グラスランの段差を無くした開発品も展示されていた。
トヨタ車体
PP/CNFからなるハニカムボード(写真7)、スギ間伐材とPPの複合材(TABWD)の成形品やその加飾サンプル(写真8)、パルプ成形体等の展示があった。
トヨタ紡織
PET繊維のシートを熱成形で賦形してなるエアクリーナー用ダクトが展示されていた。ソリッド成形品に比べて吸音性に優れるためにレゾネーターが不要になる(写真9)。
自動車のドアトリムは軽量化のために発泡成形されることが多い。同社は早期からコアバック法によるドアトリムの成形に取り組んできている。今回の展示はPPとPA11をサラミ構造に分散させた高衝撃性樹脂を改質材料に使用しており、発泡による強度低下を補っている(写真10)。なお、本材料技術は三井化学に技術供与されたとのことである。
同社は古くからケナフ繊維の活用を検討してきているが、今回はケナフを活用した軽量繊維基材が展示されていた(写真11,12)。繊維の隙間に膨張性マイクロカプセルを充填することで、賦形後に隙間が充填されて剛性が高くなる。
南条装備
同社はフィルム加飾の技術でプラスチック成形加工学会の技術進歩賞を受賞している。今回の展示は広義の加飾に関するものが中心であった。特にフィルム加飾に関しては、フィルム加飾に関する考え方のパネルと成形サンプルが展示されていた(写真13)。
自動車内装材の表皮材をシボ金型で射出成形し、ミシンで手縫いして高級感を演出したサンプルの展示もあった。シボは棚沢八光社のセラシボの技術を用いている(写真14)。
ダイキョーニシカワ
新しいコンセプトの運転席として必要無い時には隠れるスイッチとインジケータが展示されていた(写真15)。

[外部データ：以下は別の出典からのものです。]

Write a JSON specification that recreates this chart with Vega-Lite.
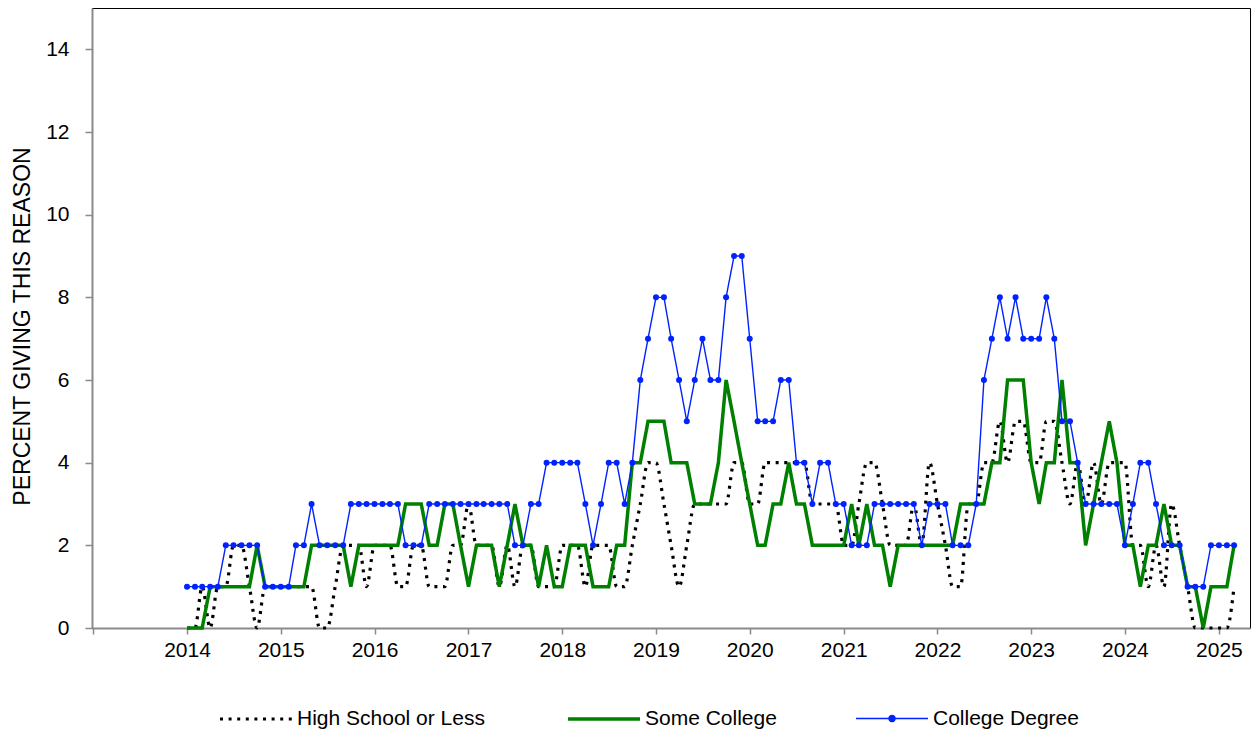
{
  "$schema": "https://vega.github.io/schema/vega-lite/v6.json",
  "width": 1158,
  "height": 620,
  "autosize": {"type": "none"},
  "padding": {"left": 92, "top": 8, "right": 6, "bottom": 104},
  "background": "white",
  "data": {"values": [
    {"d":"2014-01","hs":0,"sc":0,"cd":1},{"d":"2014-02","hs":0,"sc":0,"cd":1},{"d":"2014-03","hs":1,"sc":0,"cd":1},{"d":"2014-04","hs":0,"sc":1,"cd":1},
    {"d":"2014-05","hs":1,"sc":1,"cd":1},{"d":"2014-06","hs":1,"sc":1,"cd":2},{"d":"2014-07","hs":2,"sc":1,"cd":2},{"d":"2014-08","hs":2,"sc":1,"cd":2},
    {"d":"2014-09","hs":1,"sc":1,"cd":2},{"d":"2014-10","hs":0,"sc":2,"cd":2},{"d":"2014-11","hs":1,"sc":1,"cd":1},{"d":"2014-12","hs":1,"sc":1,"cd":1},
    {"d":"2015-01","hs":1,"sc":1,"cd":1},{"d":"2015-02","hs":1,"sc":1,"cd":1},{"d":"2015-03","hs":1,"sc":1,"cd":2},{"d":"2015-04","hs":1,"sc":1,"cd":2},
    {"d":"2015-05","hs":1,"sc":2,"cd":3},{"d":"2015-06","hs":0,"sc":2,"cd":2},{"d":"2015-07","hs":0,"sc":2,"cd":2},{"d":"2015-08","hs":1,"sc":2,"cd":2},
    {"d":"2015-09","hs":2,"sc":2,"cd":2},{"d":"2015-10","hs":2,"sc":1,"cd":3},{"d":"2015-11","hs":2,"sc":2,"cd":3},{"d":"2015-12","hs":1,"sc":2,"cd":3},
    {"d":"2016-01","hs":2,"sc":2,"cd":3},{"d":"2016-02","hs":2,"sc":2,"cd":3},{"d":"2016-03","hs":2,"sc":2,"cd":3},{"d":"2016-04","hs":1,"sc":2,"cd":3},
    {"d":"2016-05","hs":1,"sc":3,"cd":2},{"d":"2016-06","hs":2,"sc":3,"cd":2},{"d":"2016-07","hs":2,"sc":3,"cd":2},{"d":"2016-08","hs":1,"sc":2,"cd":3},
    {"d":"2016-09","hs":1,"sc":2,"cd":3},{"d":"2016-10","hs":1,"sc":3,"cd":3},{"d":"2016-11","hs":2,"sc":3,"cd":3},{"d":"2016-12","hs":2,"sc":2,"cd":3},
    {"d":"2017-01","hs":3,"sc":1,"cd":3},{"d":"2017-02","hs":2,"sc":2,"cd":3},{"d":"2017-03","hs":2,"sc":2,"cd":3},{"d":"2017-04","hs":2,"sc":2,"cd":3},
    {"d":"2017-05","hs":1,"sc":1,"cd":3},{"d":"2017-06","hs":2,"sc":2,"cd":3},{"d":"2017-07","hs":1,"sc":3,"cd":2},{"d":"2017-08","hs":2,"sc":2,"cd":2},
    {"d":"2017-09","hs":2,"sc":2,"cd":3},{"d":"2017-10","hs":1,"sc":1,"cd":3},{"d":"2017-11","hs":1,"sc":2,"cd":4},{"d":"2017-12","hs":1,"sc":1,"cd":4},
    {"d":"2018-01","hs":2,"sc":1,"cd":4},{"d":"2018-02","hs":2,"sc":2,"cd":4},{"d":"2018-03","hs":2,"sc":2,"cd":4},{"d":"2018-04","hs":1,"sc":2,"cd":3},
    {"d":"2018-05","hs":2,"sc":1,"cd":2},{"d":"2018-06","hs":2,"sc":1,"cd":3},{"d":"2018-07","hs":2,"sc":1,"cd":4},{"d":"2018-08","hs":1,"sc":2,"cd":4},
    {"d":"2018-09","hs":1,"sc":2,"cd":3},{"d":"2018-10","hs":2,"sc":4,"cd":4},{"d":"2018-11","hs":3,"sc":4,"cd":6},{"d":"2018-12","hs":4,"sc":5,"cd":7},
    {"d":"2019-01","hs":4,"sc":5,"cd":8},{"d":"2019-02","hs":3,"sc":5,"cd":8},{"d":"2019-03","hs":2,"sc":4,"cd":7},{"d":"2019-04","hs":1,"sc":4,"cd":6},
    {"d":"2019-05","hs":2,"sc":4,"cd":5},{"d":"2019-06","hs":3,"sc":3,"cd":6},{"d":"2019-07","hs":3,"sc":3,"cd":7},{"d":"2019-08","hs":3,"sc":3,"cd":6},
    {"d":"2019-09","hs":3,"sc":4,"cd":6},{"d":"2019-10","hs":3,"sc":6,"cd":8},{"d":"2019-11","hs":4,"sc":5,"cd":9},{"d":"2019-12","hs":4,"sc":4,"cd":9},
    {"d":"2020-01","hs":3,"sc":3,"cd":7},{"d":"2020-02","hs":3,"sc":2,"cd":5},{"d":"2020-03","hs":4,"sc":2,"cd":5},{"d":"2020-04","hs":4,"sc":3,"cd":5},
    {"d":"2020-05","hs":4,"sc":3,"cd":6},{"d":"2020-06","hs":4,"sc":4,"cd":6},{"d":"2020-07","hs":4,"sc":3,"cd":4},{"d":"2020-08","hs":4,"sc":3,"cd":4},
    {"d":"2020-09","hs":3,"sc":2,"cd":3},{"d":"2020-10","hs":3,"sc":2,"cd":4},{"d":"2020-11","hs":3,"sc":2,"cd":4},{"d":"2020-12","hs":3,"sc":2,"cd":3},
    {"d":"2021-01","hs":2,"sc":2,"cd":3},{"d":"2021-02","hs":2,"sc":3,"cd":2},{"d":"2021-03","hs":3,"sc":2,"cd":2},{"d":"2021-04","hs":4,"sc":3,"cd":2},
    {"d":"2021-05","hs":4,"sc":2,"cd":3},{"d":"2021-06","hs":3,"sc":2,"cd":3},{"d":"2021-07","hs":2,"sc":1,"cd":3},{"d":"2021-08","hs":2,"sc":2,"cd":3},
    {"d":"2021-09","hs":2,"sc":2,"cd":3},{"d":"2021-10","hs":3,"sc":2,"cd":3},{"d":"2021-11","hs":2,"sc":2,"cd":2},{"d":"2021-12","hs":4,"sc":2,"cd":3},
    {"d":"2022-01","hs":3,"sc":2,"cd":3},{"d":"2022-02","hs":2,"sc":2,"cd":3},{"d":"2022-03","hs":1,"sc":2,"cd":2},{"d":"2022-04","hs":1,"sc":3,"cd":2},
    {"d":"2022-05","hs":3,"sc":3,"cd":2},{"d":"2022-06","hs":3,"sc":3,"cd":3},{"d":"2022-07","hs":4,"sc":3,"cd":6},{"d":"2022-08","hs":4,"sc":4,"cd":7},
    {"d":"2022-09","hs":5,"sc":4,"cd":8},{"d":"2022-10","hs":4,"sc":6,"cd":7},{"d":"2022-11","hs":5,"sc":6,"cd":8},{"d":"2022-12","hs":5,"sc":6,"cd":7},
    {"d":"2023-01","hs":4,"sc":4,"cd":7},{"d":"2023-02","hs":4,"sc":3,"cd":7},{"d":"2023-03","hs":5,"sc":4,"cd":8},{"d":"2023-04","hs":5,"sc":4,"cd":7},
    {"d":"2023-05","hs":4,"sc":6,"cd":5},{"d":"2023-06","hs":3,"sc":4,"cd":5},{"d":"2023-07","hs":4,"sc":4,"cd":4},{"d":"2023-08","hs":3,"sc":2,"cd":3},
    {"d":"2023-09","hs":4,"sc":3,"cd":3},{"d":"2023-10","hs":3,"sc":4,"cd":3},{"d":"2023-11","hs":4,"sc":5,"cd":3},{"d":"2023-12","hs":4,"sc":4,"cd":3},
    {"d":"2024-01","hs":4,"sc":2,"cd":2},{"d":"2024-02","hs":2,"sc":2,"cd":3},{"d":"2024-03","hs":2,"sc":1,"cd":4},{"d":"2024-04","hs":1,"sc":2,"cd":4},
    {"d":"2024-05","hs":2,"sc":2,"cd":3},{"d":"2024-06","hs":1,"sc":3,"cd":2},{"d":"2024-07","hs":3,"sc":2,"cd":2},{"d":"2024-08","hs":2,"sc":2,"cd":2},
    {"d":"2024-09","hs":1,"sc":1,"cd":1},{"d":"2024-10","hs":0,"sc":1,"cd":1},{"d":"2024-11","hs":0,"sc":0,"cd":1},{"d":"2024-12","hs":0,"sc":1,"cd":2},
    {"d":"2025-01","hs":0,"sc":1,"cd":2},{"d":"2025-02","hs":0,"sc":1,"cd":2},{"d":"2025-03","hs":1,"sc":2,"cd":2}
  ]},
  "transform": [{"fold": ["hs", "sc", "cd"], "as": ["series", "value"]}],
  "encoding": {
    "x": {
      "field": "d", "type": "temporal", "title": null,
      "scale": {"type": "utc", "domain": [{"year": 2012, "month": 12, "date": 27, "utc": true}, {"year": 2025, "month": 5, "date": 2, "utc": true}]},
      "axis": {
        "values": [{"year":2013,"utc":true},{"year":2014,"utc":true},{"year":2015,"utc":true},{"year":2016,"utc":true},{"year":2017,"utc":true},{"year":2018,"utc":true},{"year":2019,"utc":true},{"year":2020,"utc":true},{"year":2021,"utc":true},{"year":2022,"utc":true},{"year":2023,"utc":true},{"year":2024,"utc":true},{"year":2025,"utc":true}],
        "labelExpr": "utcyear(datum.value) < 2014 ? '' : utcFormat(datum.value, '%Y')",
        "tickSize": 6, "labelPadding": 5, "labelFlush": false, "labelOverlap": false, "grid": false
      }
    },
    "y": {
      "field": "value", "type": "quantitative", "title": "PERCENT GIVING THIS REASON",
      "scale": {"domain": [0, 15], "nice": false},
      "axis": {"values": [0, 2, 4, 6, 8, 10, 12, 14], "tickSize": 7, "labelPadding": 16, "titlePadding": 11, "titleY": 318, "grid": false}
    }
  },
  "layer": [
    {
      "transform": [{"filter": "datum.series === 'hs'"}],
      "mark": {"type": "line", "interpolate": "monotone", "strokeCap": "butt"},
      "encoding": {
        "color": {"field": "series", "type": "nominal", "scale": {"domain": ["hs", "sc", "cd"], "range": ["#000000", "#008000", "#0022ff"]},
          "legend": {
            "labelExpr": "datum.label === 'hs' ? 'High School or Less' : datum.label === 'sc' ? 'Some College' : 'College Degree'",
            "labelLimit": 0,
            "encode": {"symbols": {"update": {
            "shape": {"signal": "datum.value === 'cd' ? 'M-1,0H1M-0.085,0A0.085,0.085,0,1,0,0.085,0A0.085,0.085,0,1,0,-0.085,0Z' : 'stroke'"},
            "fill": {"signal": "datum.value === 'cd' ? '#0022ff' : 'transparent'"}
          }}}}},
        "strokeDash": {"field": "series", "type": "nominal", "scale": {"type": "ordinal", "domain": ["hs", "sc", "cd"], "range": [[3, 5.6], [1, 0], [1, 0]]}},
        "strokeWidth": {"field": "series", "type": "nominal", "scale": {"type": "ordinal", "domain": ["hs", "sc", "cd"], "range": [3.2, 3.5, 1.4]}}
      }
    },
    {
      "transform": [{"filter": "datum.series !== 'hs'"}],
      "mark": {"type": "line", "interpolate": "linear", "strokeJoin": "miter"},
      "encoding": {
        "color": {"field": "series", "type": "nominal", "scale": {"domain": ["hs", "sc", "cd"], "range": ["#000000", "#008000", "#0022ff"]}},
        "strokeDash": {"field": "series", "type": "nominal", "scale": {"type": "ordinal", "domain": ["hs", "sc", "cd"], "range": [[3, 5.6], [1, 0], [1, 0]]}},
        "strokeWidth": {"field": "series", "type": "nominal", "scale": {"type": "ordinal", "domain": ["hs", "sc", "cd"], "range": [3.2, 3.5, 1.4]}}
      }
    },
    {
      "transform": [{"filter": "datum.series === 'cd'"}],
      "mark": {"type": "point", "filled": true, "size": 36, "opacity": 1, "color": "#0022ff"}
    }
  ],
  "config": {
    "font": "Liberation Sans",
    "view": {"stroke": "#000000", "strokeWidth": 1},
    "axis": {
      "domainColor": "#8a8a8a", "domainWidth": 2, "tickColor": "#8a8a8a", "tickWidth": 1.5,
      "labelFont": "Liberation Sans", "labelFontSize": 21, "labelColor": "#000000",
      "titleFont": "Liberation Sans", "titleFontSize": 23, "titleFontWeight": "normal", "titleColor": "#000000"
    },
    "legend": {
      "orient": "none", "legendX": 126, "legendY": 673, "direction": "horizontal", "columns": 3,
      "columnPadding": 76, "symbolType": "stroke", "symbolSize": 5184, "labelFont": "Liberation Sans",
      "labelFontSize": 21, "labelColor": "#000000", "labelOffset": 3, "labelLimit": 0, "title": null
    }
  }
}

同社は環境省のナノセルロースヴィークル(NCV)プロジェクトのメンバーであり、セルロースナノファイバー(CNF)を添加したPAを用いた発泡成形品を展示していた(写真16)。
セルロース以外にも発泡成形品が多く出展されており、MuCellに限らず化学発泡によるものも展示されていた(写真17)。なお、エンジンカバーはMuCellで量産化されているが、展示サンプルは海外生産を意識して化学発泡で試作されたものである。
カルソニックカンセイ
新しいコンセプトのインスツルメントパネルが展示されていた。空調の吹き出し口のルーバーを無くし、全幅を使ったスリットから方向や風量を制御して風が吹き出す(写真18の青いLEDが点灯している部分)。また、室温や外気温の表示は表皮にあけられた孔から光が出て表示される。
河西工業
前年とは大きく展示方針を変更したようで、サンバイザー,コンソール,ドアトリム,フロントグリル,ルーバー,ラッゲージサイド,パーセルシェルフ、スプラッシュガード等の多くの部品を展示していた(写真19)。
Faurecia
フランスに本社を置く自動車部品メーカーである。今回の展示の目玉は水素タンクである(写真20)。ガラス繊維,炭素繊維,熱硬化性樹脂,熱可塑性樹脂を高度に複合化した構造により、タンク重量に対する水素の充填率が7%を超える。